== WHAT THE TASK ASKS ==
Copy out, from the entries below, each line holding the string "that".

[Entries with chart source code]
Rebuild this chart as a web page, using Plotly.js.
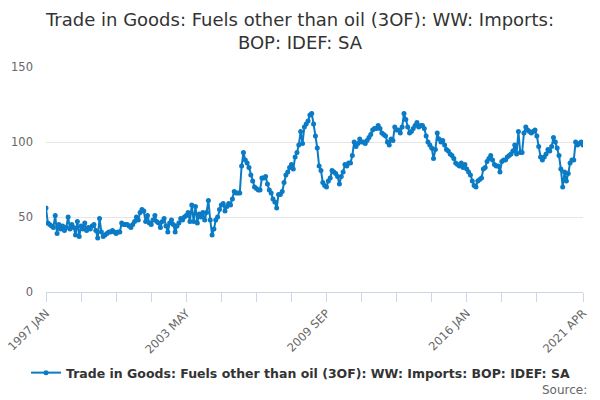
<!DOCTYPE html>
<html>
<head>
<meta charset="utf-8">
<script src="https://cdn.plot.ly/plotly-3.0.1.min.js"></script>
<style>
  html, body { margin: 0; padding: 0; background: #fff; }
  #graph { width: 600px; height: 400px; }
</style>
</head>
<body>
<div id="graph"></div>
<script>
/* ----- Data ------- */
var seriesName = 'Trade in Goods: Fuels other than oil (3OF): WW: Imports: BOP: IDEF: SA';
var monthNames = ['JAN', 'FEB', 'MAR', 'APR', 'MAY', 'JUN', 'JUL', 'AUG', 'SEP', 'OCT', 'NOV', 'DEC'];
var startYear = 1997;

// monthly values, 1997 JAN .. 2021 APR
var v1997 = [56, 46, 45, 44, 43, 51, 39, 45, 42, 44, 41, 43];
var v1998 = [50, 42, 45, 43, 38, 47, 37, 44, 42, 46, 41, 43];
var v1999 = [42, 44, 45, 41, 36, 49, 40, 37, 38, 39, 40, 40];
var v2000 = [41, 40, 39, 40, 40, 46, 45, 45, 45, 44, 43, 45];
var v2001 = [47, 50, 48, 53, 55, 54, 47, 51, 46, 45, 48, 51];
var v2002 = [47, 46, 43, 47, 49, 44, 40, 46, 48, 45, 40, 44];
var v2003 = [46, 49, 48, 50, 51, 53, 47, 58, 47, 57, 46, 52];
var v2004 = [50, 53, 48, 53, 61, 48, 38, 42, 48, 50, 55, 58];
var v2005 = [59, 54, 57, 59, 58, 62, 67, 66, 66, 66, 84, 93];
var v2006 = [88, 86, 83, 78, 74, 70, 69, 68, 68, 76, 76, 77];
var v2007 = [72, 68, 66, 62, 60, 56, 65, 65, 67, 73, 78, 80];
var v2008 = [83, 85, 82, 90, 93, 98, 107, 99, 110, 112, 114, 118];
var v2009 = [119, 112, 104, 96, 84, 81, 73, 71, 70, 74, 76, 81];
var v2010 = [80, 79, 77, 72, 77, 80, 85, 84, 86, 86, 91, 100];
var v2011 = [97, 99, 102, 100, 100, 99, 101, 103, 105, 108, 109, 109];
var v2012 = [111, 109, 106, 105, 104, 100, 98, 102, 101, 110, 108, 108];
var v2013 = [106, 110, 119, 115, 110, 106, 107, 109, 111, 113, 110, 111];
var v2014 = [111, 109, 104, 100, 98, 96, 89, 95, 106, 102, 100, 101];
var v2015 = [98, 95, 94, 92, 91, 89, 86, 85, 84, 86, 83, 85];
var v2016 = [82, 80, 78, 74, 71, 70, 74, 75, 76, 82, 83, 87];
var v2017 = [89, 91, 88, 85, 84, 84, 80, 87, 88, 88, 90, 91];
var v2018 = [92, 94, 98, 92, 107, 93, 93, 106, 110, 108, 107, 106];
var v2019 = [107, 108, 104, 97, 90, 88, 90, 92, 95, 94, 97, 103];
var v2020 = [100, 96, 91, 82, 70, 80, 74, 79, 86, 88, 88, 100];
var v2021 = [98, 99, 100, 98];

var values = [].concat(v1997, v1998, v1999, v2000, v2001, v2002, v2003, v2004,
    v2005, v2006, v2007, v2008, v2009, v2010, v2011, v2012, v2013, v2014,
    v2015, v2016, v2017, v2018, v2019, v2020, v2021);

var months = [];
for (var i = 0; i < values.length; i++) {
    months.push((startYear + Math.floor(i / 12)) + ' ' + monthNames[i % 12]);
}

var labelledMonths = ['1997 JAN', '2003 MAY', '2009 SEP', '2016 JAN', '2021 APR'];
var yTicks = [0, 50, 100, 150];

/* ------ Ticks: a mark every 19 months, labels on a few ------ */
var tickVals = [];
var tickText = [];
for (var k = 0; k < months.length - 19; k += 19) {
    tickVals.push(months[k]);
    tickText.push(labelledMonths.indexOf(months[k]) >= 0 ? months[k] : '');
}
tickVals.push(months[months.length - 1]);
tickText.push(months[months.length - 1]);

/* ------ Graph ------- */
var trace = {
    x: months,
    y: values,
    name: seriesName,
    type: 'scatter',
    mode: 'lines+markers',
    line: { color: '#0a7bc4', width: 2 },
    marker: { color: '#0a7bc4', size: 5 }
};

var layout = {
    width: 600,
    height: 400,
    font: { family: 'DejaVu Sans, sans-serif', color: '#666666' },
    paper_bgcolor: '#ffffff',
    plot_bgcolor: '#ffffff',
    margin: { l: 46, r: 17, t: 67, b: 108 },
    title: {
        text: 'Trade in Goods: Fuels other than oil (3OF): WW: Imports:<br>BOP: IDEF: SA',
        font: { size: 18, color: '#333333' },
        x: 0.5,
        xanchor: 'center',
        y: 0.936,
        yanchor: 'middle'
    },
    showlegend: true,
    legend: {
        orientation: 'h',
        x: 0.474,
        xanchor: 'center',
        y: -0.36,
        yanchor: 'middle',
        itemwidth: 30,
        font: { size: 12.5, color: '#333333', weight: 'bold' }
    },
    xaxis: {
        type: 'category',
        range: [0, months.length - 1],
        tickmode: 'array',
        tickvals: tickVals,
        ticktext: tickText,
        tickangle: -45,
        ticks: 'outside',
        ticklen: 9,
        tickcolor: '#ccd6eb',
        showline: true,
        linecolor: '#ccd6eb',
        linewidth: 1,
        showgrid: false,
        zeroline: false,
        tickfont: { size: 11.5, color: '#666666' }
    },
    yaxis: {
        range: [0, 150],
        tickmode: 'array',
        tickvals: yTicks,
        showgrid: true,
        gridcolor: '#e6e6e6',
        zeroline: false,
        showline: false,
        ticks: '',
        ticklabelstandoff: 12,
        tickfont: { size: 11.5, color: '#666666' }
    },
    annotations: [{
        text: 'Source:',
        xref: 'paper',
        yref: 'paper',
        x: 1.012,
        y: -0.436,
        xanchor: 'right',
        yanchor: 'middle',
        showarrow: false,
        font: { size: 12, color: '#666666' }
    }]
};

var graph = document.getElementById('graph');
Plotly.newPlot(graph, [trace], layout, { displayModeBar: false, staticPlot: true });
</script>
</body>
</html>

--

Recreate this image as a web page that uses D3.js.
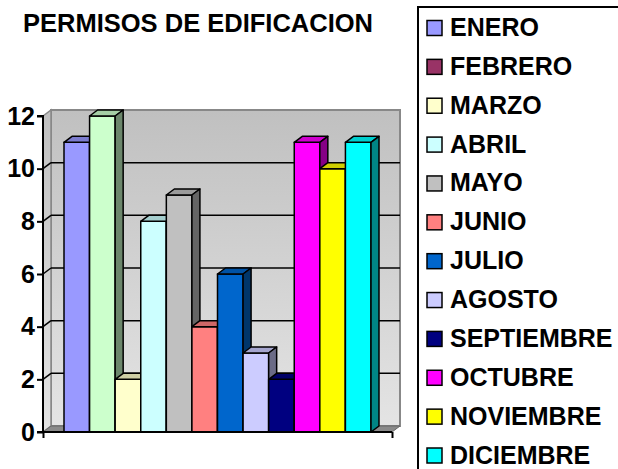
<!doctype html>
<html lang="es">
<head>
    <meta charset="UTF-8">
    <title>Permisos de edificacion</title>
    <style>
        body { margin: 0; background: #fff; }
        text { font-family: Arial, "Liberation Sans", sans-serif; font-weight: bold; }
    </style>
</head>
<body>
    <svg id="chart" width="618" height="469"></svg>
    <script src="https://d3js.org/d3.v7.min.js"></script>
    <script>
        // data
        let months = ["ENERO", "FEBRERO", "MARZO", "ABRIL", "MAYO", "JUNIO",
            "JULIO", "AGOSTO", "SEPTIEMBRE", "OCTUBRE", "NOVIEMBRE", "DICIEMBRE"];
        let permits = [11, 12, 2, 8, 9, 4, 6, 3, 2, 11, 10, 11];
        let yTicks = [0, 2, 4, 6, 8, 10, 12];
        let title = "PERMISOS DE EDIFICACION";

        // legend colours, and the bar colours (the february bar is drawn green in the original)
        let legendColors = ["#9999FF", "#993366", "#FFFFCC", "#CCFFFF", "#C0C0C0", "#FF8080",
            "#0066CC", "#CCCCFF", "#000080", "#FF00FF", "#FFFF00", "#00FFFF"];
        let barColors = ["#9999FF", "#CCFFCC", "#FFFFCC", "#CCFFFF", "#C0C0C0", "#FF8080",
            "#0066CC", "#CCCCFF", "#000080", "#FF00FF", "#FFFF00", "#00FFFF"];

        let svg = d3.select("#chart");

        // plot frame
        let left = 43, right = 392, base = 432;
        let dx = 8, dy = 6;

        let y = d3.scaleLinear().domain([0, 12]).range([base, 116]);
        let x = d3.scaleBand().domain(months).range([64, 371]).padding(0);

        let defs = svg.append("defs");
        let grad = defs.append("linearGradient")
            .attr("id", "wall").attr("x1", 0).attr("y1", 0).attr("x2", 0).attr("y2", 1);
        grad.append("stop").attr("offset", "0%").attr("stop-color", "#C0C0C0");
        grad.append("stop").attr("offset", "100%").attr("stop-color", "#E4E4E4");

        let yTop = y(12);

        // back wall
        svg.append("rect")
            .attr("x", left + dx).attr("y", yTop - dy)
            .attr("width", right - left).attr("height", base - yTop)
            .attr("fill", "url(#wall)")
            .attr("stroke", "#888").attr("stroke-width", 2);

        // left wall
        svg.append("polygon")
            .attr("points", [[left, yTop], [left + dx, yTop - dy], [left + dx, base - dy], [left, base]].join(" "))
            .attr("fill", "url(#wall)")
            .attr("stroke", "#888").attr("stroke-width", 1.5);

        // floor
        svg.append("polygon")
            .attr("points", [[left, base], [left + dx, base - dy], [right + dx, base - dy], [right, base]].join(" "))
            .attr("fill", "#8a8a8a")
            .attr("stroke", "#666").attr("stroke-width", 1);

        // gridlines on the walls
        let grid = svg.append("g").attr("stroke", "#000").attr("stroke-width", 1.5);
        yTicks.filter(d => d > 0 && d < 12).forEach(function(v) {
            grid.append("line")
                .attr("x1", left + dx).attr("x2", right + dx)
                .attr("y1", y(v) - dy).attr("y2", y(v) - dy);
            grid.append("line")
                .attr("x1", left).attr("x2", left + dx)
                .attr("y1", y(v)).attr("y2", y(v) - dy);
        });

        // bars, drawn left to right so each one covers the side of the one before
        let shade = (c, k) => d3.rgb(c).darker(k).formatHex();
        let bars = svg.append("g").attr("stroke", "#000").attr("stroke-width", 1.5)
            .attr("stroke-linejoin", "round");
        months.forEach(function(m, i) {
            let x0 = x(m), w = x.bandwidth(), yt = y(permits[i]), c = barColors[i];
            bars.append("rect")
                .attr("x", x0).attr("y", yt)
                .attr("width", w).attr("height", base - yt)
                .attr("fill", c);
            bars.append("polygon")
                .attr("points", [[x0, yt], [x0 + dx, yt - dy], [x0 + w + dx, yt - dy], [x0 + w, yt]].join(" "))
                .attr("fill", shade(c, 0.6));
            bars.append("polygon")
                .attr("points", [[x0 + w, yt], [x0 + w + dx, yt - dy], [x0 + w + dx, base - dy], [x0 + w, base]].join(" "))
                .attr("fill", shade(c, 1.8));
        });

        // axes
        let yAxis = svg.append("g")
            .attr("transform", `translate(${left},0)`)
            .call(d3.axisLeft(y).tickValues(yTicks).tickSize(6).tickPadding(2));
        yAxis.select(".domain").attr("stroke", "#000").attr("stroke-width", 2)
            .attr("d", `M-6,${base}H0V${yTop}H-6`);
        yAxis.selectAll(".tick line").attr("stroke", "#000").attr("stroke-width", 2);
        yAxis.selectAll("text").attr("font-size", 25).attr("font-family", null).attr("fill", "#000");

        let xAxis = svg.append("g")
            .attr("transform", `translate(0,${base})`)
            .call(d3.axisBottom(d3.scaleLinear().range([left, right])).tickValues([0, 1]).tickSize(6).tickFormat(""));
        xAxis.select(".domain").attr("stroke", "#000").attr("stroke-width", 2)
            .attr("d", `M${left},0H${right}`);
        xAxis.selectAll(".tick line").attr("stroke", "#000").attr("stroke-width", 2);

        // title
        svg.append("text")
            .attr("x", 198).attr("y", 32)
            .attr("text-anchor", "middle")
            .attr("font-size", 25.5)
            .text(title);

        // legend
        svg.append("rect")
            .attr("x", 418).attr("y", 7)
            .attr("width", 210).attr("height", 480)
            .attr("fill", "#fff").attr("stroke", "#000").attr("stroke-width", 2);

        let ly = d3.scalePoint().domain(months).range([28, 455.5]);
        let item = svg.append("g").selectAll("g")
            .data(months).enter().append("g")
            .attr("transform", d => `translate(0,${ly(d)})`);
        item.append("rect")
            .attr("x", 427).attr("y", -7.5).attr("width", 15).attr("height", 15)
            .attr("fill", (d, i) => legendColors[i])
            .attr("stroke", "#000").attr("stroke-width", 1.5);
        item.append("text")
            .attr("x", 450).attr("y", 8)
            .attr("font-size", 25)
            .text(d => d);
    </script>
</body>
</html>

--

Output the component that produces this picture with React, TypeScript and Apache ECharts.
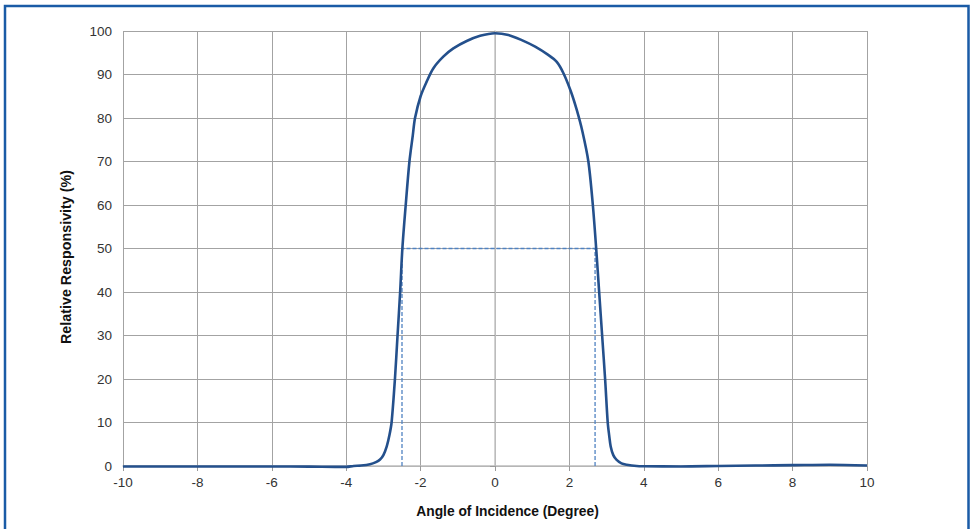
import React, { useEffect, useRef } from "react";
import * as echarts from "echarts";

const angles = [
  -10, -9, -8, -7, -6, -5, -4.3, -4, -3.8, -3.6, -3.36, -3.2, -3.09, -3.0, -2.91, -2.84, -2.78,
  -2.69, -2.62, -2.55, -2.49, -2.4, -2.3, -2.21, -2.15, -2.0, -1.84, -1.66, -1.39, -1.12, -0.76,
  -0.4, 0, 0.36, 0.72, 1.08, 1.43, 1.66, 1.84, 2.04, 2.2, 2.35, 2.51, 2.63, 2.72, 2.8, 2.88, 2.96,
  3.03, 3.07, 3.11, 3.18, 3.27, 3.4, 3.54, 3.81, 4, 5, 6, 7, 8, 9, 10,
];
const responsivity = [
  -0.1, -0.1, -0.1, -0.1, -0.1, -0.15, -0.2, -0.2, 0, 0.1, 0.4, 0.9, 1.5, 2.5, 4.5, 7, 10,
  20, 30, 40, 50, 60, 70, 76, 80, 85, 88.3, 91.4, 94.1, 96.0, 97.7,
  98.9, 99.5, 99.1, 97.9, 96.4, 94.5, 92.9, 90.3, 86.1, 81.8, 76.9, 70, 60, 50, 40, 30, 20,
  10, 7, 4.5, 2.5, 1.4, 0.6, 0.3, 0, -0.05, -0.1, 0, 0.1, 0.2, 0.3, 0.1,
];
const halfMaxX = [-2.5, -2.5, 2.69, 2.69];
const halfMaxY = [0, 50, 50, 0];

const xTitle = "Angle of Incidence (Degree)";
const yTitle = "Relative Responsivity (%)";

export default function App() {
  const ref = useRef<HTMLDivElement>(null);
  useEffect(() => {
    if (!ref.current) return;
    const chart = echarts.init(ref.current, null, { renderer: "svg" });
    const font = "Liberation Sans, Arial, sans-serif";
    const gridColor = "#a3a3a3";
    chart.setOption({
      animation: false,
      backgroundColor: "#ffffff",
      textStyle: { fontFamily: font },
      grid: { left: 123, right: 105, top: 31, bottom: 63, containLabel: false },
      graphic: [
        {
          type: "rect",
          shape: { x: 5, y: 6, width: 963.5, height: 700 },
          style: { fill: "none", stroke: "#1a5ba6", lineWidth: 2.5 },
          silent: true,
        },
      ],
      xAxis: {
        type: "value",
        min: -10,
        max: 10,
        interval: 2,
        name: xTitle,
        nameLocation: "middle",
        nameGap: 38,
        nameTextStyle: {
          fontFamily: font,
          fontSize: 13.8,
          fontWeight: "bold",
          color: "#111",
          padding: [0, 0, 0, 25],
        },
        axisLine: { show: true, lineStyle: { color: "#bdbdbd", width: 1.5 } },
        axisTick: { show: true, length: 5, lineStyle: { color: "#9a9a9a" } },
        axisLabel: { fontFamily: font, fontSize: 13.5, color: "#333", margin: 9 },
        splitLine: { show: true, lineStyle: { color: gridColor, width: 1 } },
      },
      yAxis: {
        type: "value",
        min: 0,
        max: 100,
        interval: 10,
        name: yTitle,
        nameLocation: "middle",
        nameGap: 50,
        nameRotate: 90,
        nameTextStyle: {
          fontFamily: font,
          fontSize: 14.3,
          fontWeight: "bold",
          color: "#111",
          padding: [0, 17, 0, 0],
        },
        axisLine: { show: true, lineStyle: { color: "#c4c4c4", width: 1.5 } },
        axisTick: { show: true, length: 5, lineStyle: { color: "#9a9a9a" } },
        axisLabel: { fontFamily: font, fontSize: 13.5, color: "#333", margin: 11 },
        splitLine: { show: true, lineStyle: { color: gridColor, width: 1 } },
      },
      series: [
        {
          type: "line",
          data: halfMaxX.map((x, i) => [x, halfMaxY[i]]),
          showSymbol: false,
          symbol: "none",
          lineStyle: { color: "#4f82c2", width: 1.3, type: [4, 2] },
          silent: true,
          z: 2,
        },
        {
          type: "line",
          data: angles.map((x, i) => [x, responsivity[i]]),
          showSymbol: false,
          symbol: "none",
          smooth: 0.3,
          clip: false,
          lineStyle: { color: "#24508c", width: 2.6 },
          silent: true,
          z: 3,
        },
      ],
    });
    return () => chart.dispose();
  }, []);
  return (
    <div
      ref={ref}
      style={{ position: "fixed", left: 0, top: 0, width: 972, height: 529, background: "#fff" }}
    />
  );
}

== SOLUTION FOR THIS TASK ==
Recreate this image as a web page that uses D3.js.
Output the component that produces this picture with React, TypeScript and Apache ECharts.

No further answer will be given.